[j-nsp] Firewall best practices

Tim Hogard thogard at abnormal.com
Tue Jun 12 01:41:47 EDT 2012


> 
> Hi everyone,
> 
> I have a question regarding managing policies among multiple sets of
> firewalls. I don't know what industry standard / best practice is for
> managing rules among multiple devices.
There isn't one.  Take the Trust/DMZ/Untrust which is documented
as "best practice" but wasn't 15 years ago.

Modern firewalls are great for keeping the bad guys from brut forcing
your network but so will a cheap router.  Most network intrustions
that I've seen are from the inside to other things on the inside.

All your external IP addresses are already fingerprinted.  A speaker
at last year's Ruxcon was giving a talk in Switzerland and accidentally
also fingerprinted all of Belgium as well.  His records for a
university shows the history where you can go back and say "This
was a windows box with a poor history of patching yet its now locked
down but that one port is still open so there is a chance its not
patched"  and he has sql tools to ask what machines might be
susceptible to the last exploit.  If he has those kinds of tools,
you know the bad guys do too.

I run one interface per host and put it in its own zone.  My inbound 
interfaces are from zone "Internet" (not untrusted) as are other sources of garbage like a public wifi net is also in zone "Internet".

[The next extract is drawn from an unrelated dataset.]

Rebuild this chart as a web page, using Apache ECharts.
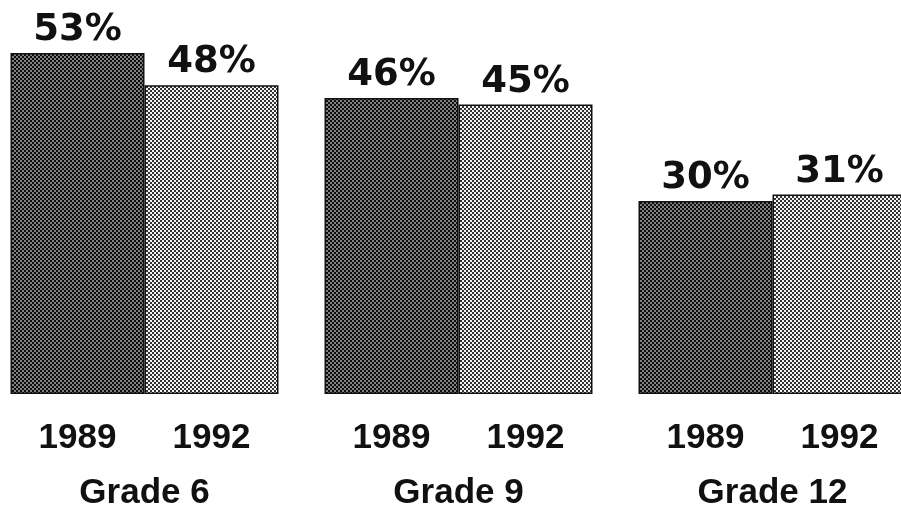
<!DOCTYPE html>
<html>
<head>
<meta charset="utf-8">
<script src="https://cdn.jsdelivr.net/npm/echarts@6/dist/echarts.min.js"></script>
<style>
html,body{margin:0;padding:0;background:#fff;}
#chart{width:901px;height:508px;}
</style>
</head>
<body>
<div id="chart"></div>
<script>
const grades = ['Grade 6', 'Grade 9', 'Grade 12'];
const years = ['1989', '1992'];
const values1989 = [53, 46, 30];
const values1992 = [48, 45, 31];

function makePattern(c1, c2, cell) {
  const cv = document.createElement('canvas');
  cv.width = cell * 2; cv.height = cell * 2;
  const ctx = cv.getContext('2d');
  ctx.fillStyle = c1; ctx.fillRect(0, 0, cell * 2, cell * 2);
  ctx.fillStyle = c2;
  ctx.fillRect(0, 0, cell, cell);
  ctx.fillRect(cell, cell, cell, cell);
  return { image: cv, repeat: 'repeat' };
}
const darkFill = makePattern('#0d0d0d', '#808080', 2);
const lightFill = makePattern('#f2f2f2', '#333333', 2);

const chart = echarts.init(document.getElementById('chart'), null, { renderer: 'canvas' });
const font = '"Liberation Sans", Arial, sans-serif';
const valueFont = '"DejaVu Sans", "Liberation Sans", sans-serif';

function yearSeries(name, stack) {
  return {
    type: 'bar', stack: stack, name: name,
    data: grades.map(() => 0),
    itemStyle: { color: 'rgba(0,0,0,0)', borderWidth: 0 },
    label: { show: true, position: 'bottom', distance: 27, formatter: name,
      fontFamily: font, fontWeight: 'bold', fontSize: 35, color: '#111' },
    silent: true
  };
}
function valueSeries(name, stack, vals, fill) {
  return {
    type: 'bar', stack: stack, name: name + ' value',
    data: vals,
    barWidth: 134,
    itemStyle: { color: fill, borderColor: '#111', borderWidth: 1.5 },
    label: { show: true, position: 'top', distance: 4, formatter: '{c}%',
      fontFamily: valueFont, fontWeight: 'bold', fontSize: 37, color: '#111' }
  };
}

chart.setOption({
  animation: false,
  backgroundColor: '#ffffff',
  grid: { left: -12.5, width: 942, top: 0, bottom: 114, containLabel: false, outerBoundsMode: 'none' },
  xAxis: {
    type: 'category', data: grades,
    axisLine: { show: false }, axisTick: { show: false },
    axisLabel: { margin: 82, fontFamily: font, fontWeight: 'bold', fontSize: 35, color: '#111' }
  },
  yAxis: { type: 'value', min: 0, max: 61.24, show: false, splitLine: { show: false } },
  series: [
    Object.assign(yearSeries(years[0], 's1989'), { barWidth: 134, barGap: '0%' }),
    valueSeries(years[0], 's1989', values1989, darkFill),
    Object.assign(yearSeries(years[1], 's1992'), { barWidth: 134 }),
    valueSeries(years[1], 's1992', values1992, lightFill)
  ]
});
</script>
</body>
</html>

My web servers are all in their own zones based on function and my
dns has its own zone as well.

The only swtich bank I use is now in a zone called "lan" where the
workstations are.  The rules indicate they are slightly more
trutworthy than the internet :-)

While this tends to cause the number of rules to blow out like crazy
it is easier to manage over 3 sites.

If I could find an ssg 140 cheap, I would be tempted to put all my
troublesome users on their own port too.

What I don't like is VPN connections tend to have lame levels of
trust that the far end is secure.  I have not found a good solution
to that which makes me happy.

To make this all even more entertaining, my Jr Net Admin went to
the boss last week with the great idea of moving all the servers
into a DMZ to reduce the number of zones on the firewall.

-tim
http://web.abnormal.com





> 
> Currently our office has an srx cluster, site A has an edge srx cluster and
> core srx cluster, and site B has an edge srx cluster and core srx cluster.
> The edge srx clusters generally interface with border routers or providers
> directly, IPSEC, DMZ and any outbound 3rd party web filter redirects etc.
> The core srx clusters handle firewalling between our different
> environments. Separating search engines, databases, web servers, etc etc.
> 
> I don't know what the best way to manage the firewall rules is between
> these sites. I don't think its sustainable to write the same rule on site A
> core, site A edge, site B edge, site B core. And then managing the address
> book entries on every device also becomes a hassle, making sure its
> all synchronized etc. Is there a better method of doing this?
> 
> I don't even want to think about what happens if I want traffic from the
> office to route through site A in order to reach site B in the event of a
> VPN issue between the office and site B directly.
> 
> Is there a good method for keeping these things managed, like only having
> the edge firewall for site A manage incoming connections, and let the other
> sites edge firewall deal with site A's outgoing connections, etc?
> 
> I'm a mess. If we add two more sites my head might explode.